Paul concludes his argument stating the re-establishment of Israel as the natural tree a certainty. "how much more will these who are the natural branches be grafted into their own olive tree?" (Romans 11:24) Paul conclusively proves that all Israel will be saved and again serve God in His redemption plan.


God has chosen to use the Church instead of Israel to bring individuals to Christ for the past two-thousand years. God always saves individuals. The entire first generation of Israelites was lost in the wilderness. Israel has always been hard-hearted and stiff-necked in God's words. It is the nature of man to hate God and reject Him forever. Salvation is by grace alone, no one deserves it, no one can earn it, and no one would ever choose it.


Concerning freedom of the will, Martin Luther wrote, "If by freedom of the will you mean the ability to make a choice, you are using far too grandiose a term." His point is simple; we are only free to make choices about things we can do. You can choose to walk to the moon tomorrow if you'd like, but I wouldn't count on it.

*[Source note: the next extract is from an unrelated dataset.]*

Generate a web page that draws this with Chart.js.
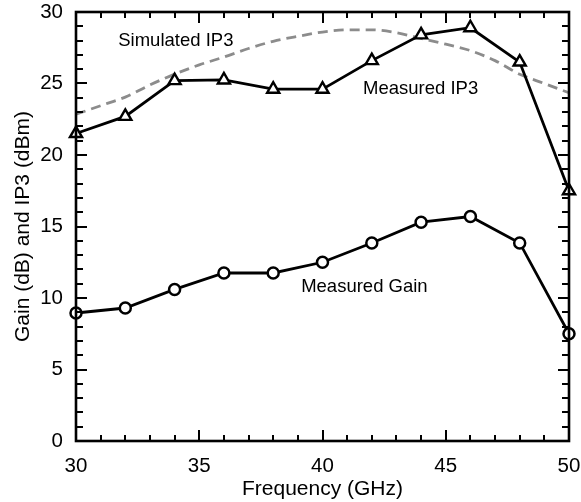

On the other hand, God can make a camel pass through the eye of a needle, and a God-hating, self-righteous, sin-loving, and idol-worshipping pagan a child of God. As such, God saves but secures by identifying His beloved children in the person and work of His self-sacrificing Son. Now that is security.


The sheep that follow Christ have a new nature. Old nature sheep would never follow Christ. New nature sheep will only follow Christ. Don't believe me, believe Jesus. "My sheep hear My voice, and I know them, and they follow Me;" (John 10:27). The gift that Jesus gives is for eternity. He has never been, nor will He ever be double-minded. "and I give eternal life to them, and they will never perish;" Never sounds re-assuring to me. Jesus has a pretty good grip on that which belongs to Him. "and no one will snatch them out of My hand." The Father has an equally good grip. "My Father, who has given them to Me, is greater than all; and no one is able to snatch them out of the Father's hand." In the final analysis, there are two persons with one mind about a believer's security. "I and the Father are one."


If I find my security in my choice to follow Jesus, I will not fall asleep tonight. My security is in God choosing me. How about you?